Corruption and transparency in Spain
It has been argued that the underlying problem is not a party political one, but rather a system which does not require transparency in the award of contracts. Spain occupied the 40th place in Transparency International's Corruption Perceptions Index of 2013 (having dropped from 30th place). In 2016 Spain's first anti-corruption commission began work.
January 2013 saw major revelations regarding the activities of Luis Bárcenas, the former treasurer of the Partido Popular. The Spanish justice system released information from the Swiss authorities regarding his financial dealings in Switzerland, and the press reported on alleged slush funds run for the benefit of the Partido Popular.
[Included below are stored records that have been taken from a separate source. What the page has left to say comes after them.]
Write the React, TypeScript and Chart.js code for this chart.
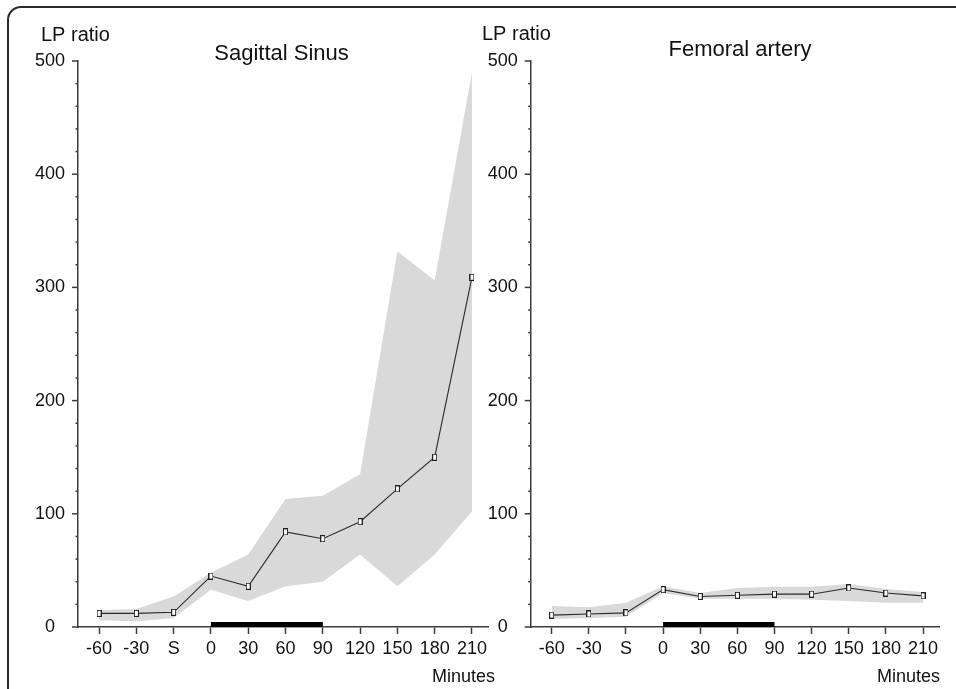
import React, { useEffect, useRef } from 'react';
import { Chart, registerables } from 'chart.js';

Chart.register(...registerables);

// ---------- data ----------
const categories = ['-60', '-30', 'S', '0', '30', '60', '90', '120', '150', '180', '210'];

const sagittalMean = [12, 12, 13, 45, 36, 84, 78, 93, 122, 150, 309];
const sagittalUpper = [15, 16, 27, 48, 64, 113, 116, 135, 332, 306, 490];
const sagittalLower = [6, 5, 8, 33, 23, 36, 40, 64, 36, 64, 102];

const femoralMean = [10.5, 11.5, 12.5, 33, 27, 28, 29, 29, 34.5, 30, 27.5];
const femoralUpper = [18.5, 17.5, 21.5, 36, 30, 34.5, 35.5, 35.5, 38, 33.5, 31];
const femoralLower = [7, 8, 9, 30, 25, 25, 25, 24, 23, 21.5, 21.5];

const yMajorTicks = [0, 100, 200, 300, 400, 500];
const yMinorStep = 20;
const periodStart = '0';
const periodEnd = '90';
const periodLevel = 2.2;

const yAxisLabel = 'LP ratio';
const xAxisLabel = 'Minutes';

// ---------- styles ----------
const FONT = "'Liberation Sans', Arial, Helvetica, sans-serif";
const AXIS = '#3c3c3c';
const BAND = '#d9d9d9';
const TEXT = '#111111';

function makeMarker(): HTMLCanvasElement {
  const c = document.createElement('canvas');
  c.width = 5;
  c.height = 7;
  const ctx = c.getContext('2d')!;
  ctx.fillStyle = '#ffffff';
  ctx.fillRect(0, 0, 5, 7);
  ctx.strokeStyle = '#222222';
  ctx.lineWidth = 1;
  ctx.strokeRect(0.5, 0.5, 4, 6);
  return c;
}

const toPoints = (arr: number[]) => arr.map((v, i) => ({ x: i, y: v }));

interface PanelProps {
  title: string;
  mean: number[];
  upper: number[];
  lower: number[];
  left: number;
  width: number;
  axisWidth: number;
  padRight: number;
  lpX: number;
  lpY: number;
  titleX: number;
  titleY: number;
  minutesX: number;
}

function Panel(p: PanelProps) {
  const ref = useRef<HTMLCanvasElement | null>(null);

  useEffect(() => {
    if (!ref.current) return;
    const marker = makeMarker();
    const i0 = categories.indexOf(periodStart);
    const i1 = categories.indexOf(periodEnd);

    const decor = {
      id: 'decor',
      afterDraw(chart: any) {
        const ctx = chart.ctx as CanvasRenderingContext2D;
        const ys = chart.scales.y;
        const ax = chart.chartArea.left;
        ctx.save();
        ctx.strokeStyle = AXIS;
        ctx.lineWidth = 1.5;
        const maxV = yMajorTicks[yMajorTicks.length - 1];
        for (let v = 0; v <= maxV; v += yMinorStep) {
          const py = ys.getPixelForValue(v);
          const major = yMajorTicks.includes(v);
          const len = major ? 6 : 2.5;
          ctx.beginPath();
          ctx.moveTo(ax - len, py);
          ctx.lineTo(ax, py);
          ctx.stroke();
        }
        ctx.fillStyle = TEXT;
        ctx.textBaseline = 'alphabetic';
        ctx.font = `20px ${FONT}`;
        ctx.textAlign = 'left';
        ctx.fillText(yAxisLabel, p.lpX, p.lpY);
        ctx.font = `22px ${FONT}`;
        ctx.textAlign = 'center';
        ctx.fillText(p.title, p.titleX, p.titleY);
        ctx.font = `18px ${FONT}`;
        ctx.textAlign = 'right';
        ctx.fillText(xAxisLabel, p.minutesX, 682);
        ctx.restore();
      },
    };

    const chart = new Chart(ref.current, {
      type: 'line',
      data: {
        datasets: [
          {
            label: 'mean',
            data: toPoints(p.mean),
            borderColor: '#2a2a2a',
            borderWidth: 1.1,
            pointStyle: marker as any,
            pointRadius: 3,
            fill: false,
            tension: 0,
          },
          {
            label: 'period',
            data: [
              { x: i0, y: periodLevel },
              { x: i1, y: periodLevel },
            ],
            borderColor: '#000000',
            borderWidth: 5,
            borderCapStyle: 'butt',
            pointRadius: 0,
            fill: false,
          },
          {
            label: 'upper',
            data: toPoints(p.upper),
            borderWidth: 0,
            borderColor: 'rgba(0,0,0,0)',
            backgroundColor: BAND,
            pointRadius: 0,
            fill: '+1',
            tension: 0,
          },
          {
            label: 'lower',
            data: toPoints(p.lower),
            borderWidth: 0,
            borderColor: 'rgba(0,0,0,0)',
            pointRadius: 0,
            fill: false,
            tension: 0,
          },
        ],
      },
      options: {
        responsive: false,
        animation: false,
        events: [],
        layout: { padding: { left: 0, top: 61, right: p.padRight, bottom: 2 } },
        plugins: {
          legend: { display: false },
          tooltip: { enabled: false },
          title: { display: false },
        },
        scales: {
          x: {
            type: 'linear',
            min: -0.565,
            max: 10.43,
            afterFit: (s: any) => {
              s.height = 60;
            },
            afterBuildTicks: (s: any) => {
              s.ticks = categories.map((_, i) => ({ value: i }));
            },
            border: { display: true, color: AXIS, width: 1.5 },
            grid: {
              display: true,
              drawOnChartArea: false,
              drawTicks: true,
              tickLength: 7,
              tickColor: AXIS,
              tickWidth: 1.5,
            },
            ticks: {
              autoSkip: false,
              maxRotation: 0,
              padding: 4,
              color: TEXT,
              font: { family: FONT, size: 18 },
              callback: (v: any) => categories[Number(v)] ?? '',
            },
          },
          y: {
            type: 'linear',
            min: 0,
            max: 500,
            afterFit: (s: any) => {
              s.width = p.axisWidth;
            },
            afterBuildTicks: (s: any) => {
              s.ticks = yMajorTicks.map((v) => ({ value: v }));
            },
            border: { display: true, color: AXIS, width: 1.5 },
            grid: { display: true, drawOnChartArea: false, drawTicks: false },
            ticks: {
              padding: 13,
              color: TEXT,
              font: { family: FONT, size: 18 },
              callback: (v: any) => (Number(v) === 0 ? '0  ' : String(v)),
            },
          },
        },
      },
      plugins: [decor],
    });
    return () => chart.destroy();
  }, []);

  return (
    <canvas
      ref={ref}
      width={p.width}
      height={689}
      style={{ position: 'absolute', left: p.left, top: 0, width: p.width, height: 689 }}
    />
  );
}

export default function App() {
  return (
    <div
      style={{
        position: 'fixed',
        left: 0,
        top: 0,
        width: 956,
        height: 689,
        overflow: 'hidden',
        background: '#ffffff',
      }}
    >
      <div
        style={{
          position: 'absolute',
          left: 7,
          top: 6,
          width: 1100,
          height: 900,
          border: '2px solid #2a2a2a',
          borderRadius: 14,
          boxSizing: 'border-box',
        }}
      />
      <Panel
        title="Sagittal Sinus"
        mean={sagittalMean}
        upper={sagittalUpper}
        lower={sagittalLower}
        left={0}
        width={500}
        axisWidth={78}
        padRight={12}
        lpX={41}
        lpY={40.5}
        titleX={281.5}
        titleY={60}
        minutesX={495}
      />
      <Panel
        title="Femoral artery"
        mean={femoralMean}
        upper={femoralUpper}
        lower={femoralLower}
        left={478}
        width={478}
        axisWidth={52.7}
        padRight={17}
        lpX={4}
        lpY={40}
        titleX={262}
        titleY={56}
        minutesX={462}
      />
    </div>
  );
}
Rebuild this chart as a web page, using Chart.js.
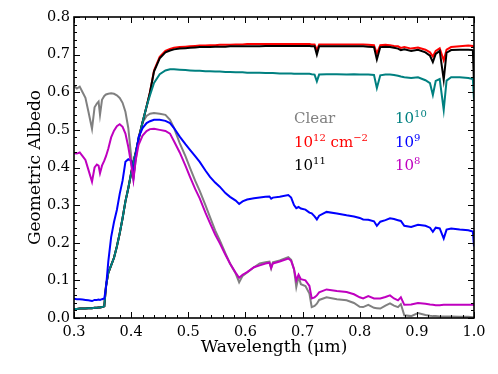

The allegations of illegal party funding came initially from El Mundo, Spain's leading center-right newspaper which is normally close to the Partido Popular. It alleged that secret donations had been used for under-the-table payments ("backhanders") to party officials. Citing sources within the Partido Popular, the newspaper appeared to clear its current leadership, saying that the reported payments were made between 1989 and 2009.
On 31 January, El País published facsimiles of handwritten accounts, allegedly from Barcenas' hand and detailing slush funds, which report a total of 250,000 euros illegally paid to former prime minister Mariano Rajoy. The alleged funds came mostly from private building construction companies, like FCC and OHL; this, if the allegations are confirmed, would raise additional questions on Spain's building boom. While the PP filed a defamation lawsuit against El País (which it subsequently dropped), it took no action against El Mundo. Attorney General Eduardo Torres-Dulce ordered the anti-corruption prosecutor to investigate any possible links between the alleged payments handed out to Popular Party (PP) officials and case filings in the Gürtel case. In 2014 El País commented that it is hard to draw a clear line between the two cases, Gürtel and Barcenas. However, the cases are being processed separately by the Spanish courts.